Faithfully return all lines, omitting every embedded picture.
** START COLLECTED DATA **
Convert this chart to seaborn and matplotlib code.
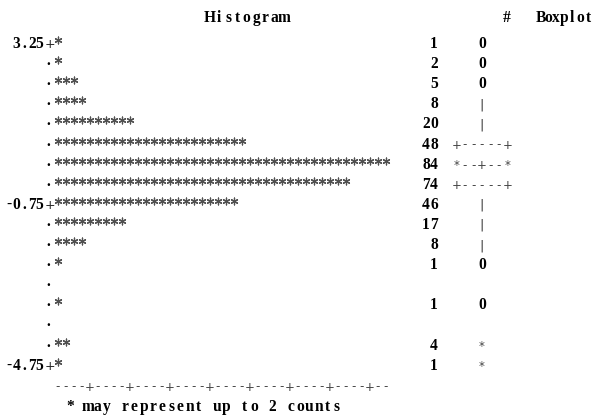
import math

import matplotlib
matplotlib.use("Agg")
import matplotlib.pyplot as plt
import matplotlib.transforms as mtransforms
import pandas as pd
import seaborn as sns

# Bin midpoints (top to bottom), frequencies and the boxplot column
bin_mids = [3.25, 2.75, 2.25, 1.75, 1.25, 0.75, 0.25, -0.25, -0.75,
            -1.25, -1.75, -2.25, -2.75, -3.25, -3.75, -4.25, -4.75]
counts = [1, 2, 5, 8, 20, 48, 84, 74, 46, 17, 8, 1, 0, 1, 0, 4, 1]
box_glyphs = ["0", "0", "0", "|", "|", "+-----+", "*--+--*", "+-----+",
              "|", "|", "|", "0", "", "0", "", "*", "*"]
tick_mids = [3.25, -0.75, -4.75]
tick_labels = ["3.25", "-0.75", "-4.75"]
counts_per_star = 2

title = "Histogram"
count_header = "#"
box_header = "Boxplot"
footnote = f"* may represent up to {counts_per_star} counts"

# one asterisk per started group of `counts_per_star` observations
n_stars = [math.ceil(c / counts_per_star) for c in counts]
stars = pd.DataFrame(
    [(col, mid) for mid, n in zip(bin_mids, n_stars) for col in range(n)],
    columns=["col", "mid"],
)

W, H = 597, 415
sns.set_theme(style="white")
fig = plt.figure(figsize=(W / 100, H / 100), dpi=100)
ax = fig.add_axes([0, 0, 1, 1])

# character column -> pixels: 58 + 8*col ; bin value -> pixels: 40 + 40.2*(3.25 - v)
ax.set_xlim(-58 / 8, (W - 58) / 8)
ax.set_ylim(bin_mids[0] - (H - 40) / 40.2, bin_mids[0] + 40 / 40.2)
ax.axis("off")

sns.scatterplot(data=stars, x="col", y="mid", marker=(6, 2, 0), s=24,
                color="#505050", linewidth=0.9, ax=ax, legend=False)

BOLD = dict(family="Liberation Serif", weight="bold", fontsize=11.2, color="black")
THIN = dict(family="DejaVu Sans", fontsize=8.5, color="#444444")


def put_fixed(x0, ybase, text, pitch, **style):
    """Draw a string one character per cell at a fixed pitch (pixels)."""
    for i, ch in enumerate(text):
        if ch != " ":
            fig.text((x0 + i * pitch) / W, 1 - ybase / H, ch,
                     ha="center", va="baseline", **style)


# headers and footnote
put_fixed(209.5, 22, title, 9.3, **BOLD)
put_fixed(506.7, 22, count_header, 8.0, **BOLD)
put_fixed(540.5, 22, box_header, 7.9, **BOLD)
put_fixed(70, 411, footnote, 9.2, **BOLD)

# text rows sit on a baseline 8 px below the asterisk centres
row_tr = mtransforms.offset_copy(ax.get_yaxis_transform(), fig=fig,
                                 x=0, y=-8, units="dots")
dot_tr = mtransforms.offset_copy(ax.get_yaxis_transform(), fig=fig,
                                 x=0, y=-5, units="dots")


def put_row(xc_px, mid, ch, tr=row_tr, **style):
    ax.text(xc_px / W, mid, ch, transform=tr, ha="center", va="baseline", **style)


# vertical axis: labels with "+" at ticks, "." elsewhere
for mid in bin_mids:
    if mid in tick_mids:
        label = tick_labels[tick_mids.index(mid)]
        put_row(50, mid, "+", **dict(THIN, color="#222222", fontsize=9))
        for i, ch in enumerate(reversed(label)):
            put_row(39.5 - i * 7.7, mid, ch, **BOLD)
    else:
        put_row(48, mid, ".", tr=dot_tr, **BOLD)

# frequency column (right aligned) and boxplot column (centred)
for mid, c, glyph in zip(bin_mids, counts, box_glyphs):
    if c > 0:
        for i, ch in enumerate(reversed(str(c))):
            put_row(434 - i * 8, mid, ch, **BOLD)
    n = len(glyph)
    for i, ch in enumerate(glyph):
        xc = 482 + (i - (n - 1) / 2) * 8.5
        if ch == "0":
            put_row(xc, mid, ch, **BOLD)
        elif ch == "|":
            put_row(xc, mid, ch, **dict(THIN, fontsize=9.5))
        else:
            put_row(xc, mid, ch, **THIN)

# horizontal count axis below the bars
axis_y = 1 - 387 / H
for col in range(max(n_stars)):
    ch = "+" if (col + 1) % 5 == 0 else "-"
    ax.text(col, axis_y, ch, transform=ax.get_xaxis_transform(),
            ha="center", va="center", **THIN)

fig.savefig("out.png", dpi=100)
** END COLLECTED DATA **
TASK OUTPUT:
Convert this chart to seaborn and matplotlib code.
import math

import matplotlib
matplotlib.use("Agg")
import matplotlib.pyplot as plt
import matplotlib.transforms as mtransforms
import pandas as pd
import seaborn as sns

# Bin midpoints (top to bottom), frequencies and the boxplot column
bin_mids = [3.25, 2.75, 2.25, 1.75, 1.25, 0.75, 0.25, -0.25, -0.75,
            -1.25, -1.75, -2.25, -2.75, -3.25, -3.75, -4.25, -4.75]
counts = [1, 2, 5, 8, 20, 48, 84, 74, 46, 17, 8, 1, 0, 1, 0, 4, 1]
box_glyphs = ["0", "0", "0", "|", "|", "+-----+", "*--+--*", "+-----+",
              "|", "|", "|", "0", "", "0", "", "*", "*"]
tick_mids = [3.25, -0.75, -4.75]
tick_labels = ["3.25", "-0.75", "-4.75"]
counts_per_star = 2

title = "Histogram"
count_header = "#"
box_header = "Boxplot"
footnote = f"* may represent up to {counts_per_star} counts"

# one asterisk per started group of `counts_per_star` observations
n_stars = [math.ceil(c / counts_per_star) for c in counts]
stars = pd.DataFrame(
    [(col, mid) for mid, n in zip(bin_mids, n_stars) for col in range(n)],
    columns=["col", "mid"],
)

W, H = 597, 415
sns.set_theme(style="white")
fig = plt.figure(figsize=(W / 100, H / 100), dpi=100)
ax = fig.add_axes([0, 0, 1, 1])

# character column -> pixels: 58 + 8*col ; bin value -> pixels: 40 + 40.2*(3.25 - v)
ax.set_xlim(-58 / 8, (W - 58) / 8)
ax.set_ylim(bin_mids[0] - (H - 40) / 40.2, bin_mids[0] + 40 / 40.2)
ax.axis("off")

sns.scatterplot(data=stars, x="col", y="mid", marker=(6, 2, 0), s=24,
                color="#505050", linewidth=0.9, ax=ax, legend=False)

BOLD = dict(family="Liberation Serif", weight="bold", fontsize=11.2, color="black")
THIN = dict(family="DejaVu Sans", fontsize=8.5, color="#444444")


def put_fixed(x0, ybase, text, pitch, **style):
    """Draw a string one character per cell at a fixed pitch (pixels)."""
    for i, ch in enumerate(text):
        if ch != " ":
            fig.text((x0 + i * pitch) / W, 1 - ybase / H, ch,
                     ha="center", va="baseline", **style)


# headers and footnote
put_fixed(209.5, 22, title, 9.3, **BOLD)
put_fixed(506.7, 22, count_header, 8.0, **BOLD)
put_fixed(540.5, 22, box_header, 7.9, **BOLD)
put_fixed(70, 411, footnote, 9.2, **BOLD)

# text rows sit on a baseline 8 px below the asterisk centres
row_tr = mtransforms.offset_copy(ax.get_yaxis_transform(), fig=fig,
                                 x=0, y=-8, units="dots")
dot_tr = mtransforms.offset_copy(ax.get_yaxis_transform(), fig=fig,
                                 x=0, y=-5, units="dots")


def put_row(xc_px, mid, ch, tr=row_tr, **style):
    ax.text(xc_px / W, mid, ch, transform=tr, ha="center", va="baseline", **style)


# vertical axis: labels with "+" at ticks, "." elsewhere
for mid in bin_mids:
    if mid in tick_mids:
        label = tick_labels[tick_mids.index(mid)]
        put_row(50, mid, "+", **dict(THIN, color="#222222", fontsize=9))
        for i, ch in enumerate(reversed(label)):
            put_row(39.5 - i * 7.7, mid, ch, **BOLD)
    else:
        put_row(48, mid, ".", tr=dot_tr, **BOLD)

# frequency column (right aligned) and boxplot column (centred)
for mid, c, glyph in zip(bin_mids, counts, box_glyphs):
    if c > 0:
        for i, ch in enumerate(reversed(str(c))):
            put_row(434 - i * 8, mid, ch, **BOLD)
    n = len(glyph)
    for i, ch in enumerate(glyph):
        xc = 482 + (i - (n - 1) / 2) * 8.5
        if ch == "0":
            put_row(xc, mid, ch, **BOLD)
        elif ch == "|":
            put_row(xc, mid, ch, **dict(THIN, fontsize=9.5))
        else:
            put_row(xc, mid, ch, **THIN)

# horizontal count axis below the bars
axis_y = 1 - 387 / H
for col in range(max(n_stars)):
    ch = "+" if (col + 1) % 5 == 0 else "-"
    ax.text(col, axis_y, ch, transform=ax.get_xaxis_transform(),
            ha="center", va="center", **THIN)

fig.savefig("out.png", dpi=100)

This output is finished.